**Exercise prompt**
Search the entries below. Return every line that has "this" in it.

**Records for processing**
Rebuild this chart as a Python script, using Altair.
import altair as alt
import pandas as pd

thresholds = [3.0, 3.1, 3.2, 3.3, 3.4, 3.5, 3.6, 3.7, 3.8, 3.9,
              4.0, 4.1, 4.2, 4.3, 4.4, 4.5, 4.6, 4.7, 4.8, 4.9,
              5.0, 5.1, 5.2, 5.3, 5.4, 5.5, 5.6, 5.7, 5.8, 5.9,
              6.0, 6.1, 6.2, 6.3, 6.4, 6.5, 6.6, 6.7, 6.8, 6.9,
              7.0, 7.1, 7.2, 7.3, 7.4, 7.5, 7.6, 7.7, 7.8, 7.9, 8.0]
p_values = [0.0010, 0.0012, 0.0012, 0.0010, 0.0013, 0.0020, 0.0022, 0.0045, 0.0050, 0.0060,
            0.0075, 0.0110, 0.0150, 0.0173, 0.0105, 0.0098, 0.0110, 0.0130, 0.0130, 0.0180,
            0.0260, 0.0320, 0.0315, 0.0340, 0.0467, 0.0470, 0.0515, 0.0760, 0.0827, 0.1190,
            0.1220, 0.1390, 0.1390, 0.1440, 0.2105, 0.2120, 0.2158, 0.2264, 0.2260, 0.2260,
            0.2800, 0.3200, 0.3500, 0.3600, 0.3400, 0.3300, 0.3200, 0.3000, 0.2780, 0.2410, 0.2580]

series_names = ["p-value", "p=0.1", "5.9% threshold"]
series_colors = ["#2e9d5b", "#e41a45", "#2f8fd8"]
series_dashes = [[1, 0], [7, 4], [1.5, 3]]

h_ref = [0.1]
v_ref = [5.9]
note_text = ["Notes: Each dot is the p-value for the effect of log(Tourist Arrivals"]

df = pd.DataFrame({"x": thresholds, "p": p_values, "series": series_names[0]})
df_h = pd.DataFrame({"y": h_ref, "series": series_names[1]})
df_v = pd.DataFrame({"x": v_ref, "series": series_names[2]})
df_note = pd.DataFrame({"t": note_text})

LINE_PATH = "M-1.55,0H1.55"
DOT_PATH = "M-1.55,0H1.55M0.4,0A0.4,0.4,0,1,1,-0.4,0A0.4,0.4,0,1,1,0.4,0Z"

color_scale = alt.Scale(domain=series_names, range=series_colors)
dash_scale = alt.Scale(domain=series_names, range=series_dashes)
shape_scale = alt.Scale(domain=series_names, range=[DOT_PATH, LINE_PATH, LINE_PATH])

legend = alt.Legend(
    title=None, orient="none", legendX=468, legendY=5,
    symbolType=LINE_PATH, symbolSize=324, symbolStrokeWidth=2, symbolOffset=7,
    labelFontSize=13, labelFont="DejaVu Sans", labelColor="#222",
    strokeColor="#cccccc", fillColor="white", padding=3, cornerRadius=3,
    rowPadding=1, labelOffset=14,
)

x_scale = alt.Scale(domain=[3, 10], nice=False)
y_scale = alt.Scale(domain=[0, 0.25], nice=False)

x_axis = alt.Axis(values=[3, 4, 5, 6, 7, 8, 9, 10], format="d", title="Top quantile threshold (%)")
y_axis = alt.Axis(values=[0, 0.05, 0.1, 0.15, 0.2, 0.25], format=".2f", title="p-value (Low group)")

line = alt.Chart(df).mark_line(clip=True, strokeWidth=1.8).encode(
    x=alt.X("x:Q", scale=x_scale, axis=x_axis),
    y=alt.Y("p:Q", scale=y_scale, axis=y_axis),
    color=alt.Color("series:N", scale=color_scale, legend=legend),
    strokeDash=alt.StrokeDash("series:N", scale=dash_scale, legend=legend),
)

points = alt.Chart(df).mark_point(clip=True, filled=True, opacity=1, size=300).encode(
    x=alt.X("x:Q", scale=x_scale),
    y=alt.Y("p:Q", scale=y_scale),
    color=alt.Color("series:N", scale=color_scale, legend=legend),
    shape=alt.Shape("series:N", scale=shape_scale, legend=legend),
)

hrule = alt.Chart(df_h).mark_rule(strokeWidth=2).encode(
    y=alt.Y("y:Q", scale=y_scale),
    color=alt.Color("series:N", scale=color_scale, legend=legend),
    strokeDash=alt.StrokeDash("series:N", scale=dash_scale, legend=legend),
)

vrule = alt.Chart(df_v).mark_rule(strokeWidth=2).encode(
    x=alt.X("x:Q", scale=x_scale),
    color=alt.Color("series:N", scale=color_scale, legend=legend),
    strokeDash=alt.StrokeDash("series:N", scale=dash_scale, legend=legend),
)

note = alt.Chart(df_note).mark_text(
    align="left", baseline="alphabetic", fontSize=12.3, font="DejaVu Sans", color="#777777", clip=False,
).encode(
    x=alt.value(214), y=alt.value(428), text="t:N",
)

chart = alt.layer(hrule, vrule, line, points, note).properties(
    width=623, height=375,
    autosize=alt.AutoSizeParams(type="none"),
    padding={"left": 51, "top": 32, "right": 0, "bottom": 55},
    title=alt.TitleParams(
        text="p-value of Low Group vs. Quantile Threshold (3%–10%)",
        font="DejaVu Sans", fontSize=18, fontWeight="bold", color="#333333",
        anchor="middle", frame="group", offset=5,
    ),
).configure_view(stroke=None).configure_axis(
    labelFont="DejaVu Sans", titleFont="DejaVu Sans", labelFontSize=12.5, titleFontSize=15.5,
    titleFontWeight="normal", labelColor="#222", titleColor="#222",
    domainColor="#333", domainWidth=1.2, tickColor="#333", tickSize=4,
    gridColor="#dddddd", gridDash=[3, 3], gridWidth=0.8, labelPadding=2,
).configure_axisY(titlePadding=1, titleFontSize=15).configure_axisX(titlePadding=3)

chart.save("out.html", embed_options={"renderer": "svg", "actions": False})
==
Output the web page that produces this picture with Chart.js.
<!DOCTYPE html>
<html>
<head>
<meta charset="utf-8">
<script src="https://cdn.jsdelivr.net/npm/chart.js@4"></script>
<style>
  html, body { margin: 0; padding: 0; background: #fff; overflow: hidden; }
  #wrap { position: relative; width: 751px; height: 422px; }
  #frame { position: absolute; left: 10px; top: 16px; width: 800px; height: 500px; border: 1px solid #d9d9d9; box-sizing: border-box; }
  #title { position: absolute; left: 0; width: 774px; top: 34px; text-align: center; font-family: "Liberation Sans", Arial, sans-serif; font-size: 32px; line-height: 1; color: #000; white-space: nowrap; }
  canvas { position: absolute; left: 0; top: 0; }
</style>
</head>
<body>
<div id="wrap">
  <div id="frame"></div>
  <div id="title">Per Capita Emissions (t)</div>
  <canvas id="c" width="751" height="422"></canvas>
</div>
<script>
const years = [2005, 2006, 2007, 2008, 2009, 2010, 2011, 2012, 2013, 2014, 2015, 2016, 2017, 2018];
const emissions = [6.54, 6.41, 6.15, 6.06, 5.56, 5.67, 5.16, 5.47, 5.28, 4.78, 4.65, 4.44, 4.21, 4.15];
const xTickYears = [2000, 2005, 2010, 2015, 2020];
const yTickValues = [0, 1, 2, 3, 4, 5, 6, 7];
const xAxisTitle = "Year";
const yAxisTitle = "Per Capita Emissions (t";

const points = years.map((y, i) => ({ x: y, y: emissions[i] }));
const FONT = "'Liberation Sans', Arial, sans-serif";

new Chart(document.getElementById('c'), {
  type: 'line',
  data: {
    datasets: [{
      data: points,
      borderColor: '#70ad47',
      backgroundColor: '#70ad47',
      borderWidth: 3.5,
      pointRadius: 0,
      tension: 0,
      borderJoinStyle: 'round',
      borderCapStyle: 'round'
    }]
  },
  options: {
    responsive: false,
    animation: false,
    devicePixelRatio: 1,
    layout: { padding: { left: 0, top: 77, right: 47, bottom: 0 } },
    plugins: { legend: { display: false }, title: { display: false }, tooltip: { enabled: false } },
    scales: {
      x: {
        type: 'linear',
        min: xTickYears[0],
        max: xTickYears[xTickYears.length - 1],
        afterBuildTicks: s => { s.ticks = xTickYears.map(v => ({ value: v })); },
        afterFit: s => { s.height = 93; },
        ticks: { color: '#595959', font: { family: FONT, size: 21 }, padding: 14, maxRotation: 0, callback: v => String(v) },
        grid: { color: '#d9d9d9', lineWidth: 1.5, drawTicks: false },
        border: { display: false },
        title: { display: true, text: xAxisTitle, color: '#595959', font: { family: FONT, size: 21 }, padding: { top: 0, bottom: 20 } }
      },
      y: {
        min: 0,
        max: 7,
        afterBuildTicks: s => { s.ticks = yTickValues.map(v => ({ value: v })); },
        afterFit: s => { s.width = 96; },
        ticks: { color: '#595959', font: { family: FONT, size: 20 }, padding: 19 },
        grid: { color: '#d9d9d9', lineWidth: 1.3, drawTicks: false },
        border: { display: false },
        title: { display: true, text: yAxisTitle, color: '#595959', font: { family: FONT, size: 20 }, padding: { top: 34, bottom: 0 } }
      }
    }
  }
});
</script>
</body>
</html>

**Reply to the task**
Rebuild this chart as a Python script, using Altair.
Output the web page that produces this picture with Chart.js.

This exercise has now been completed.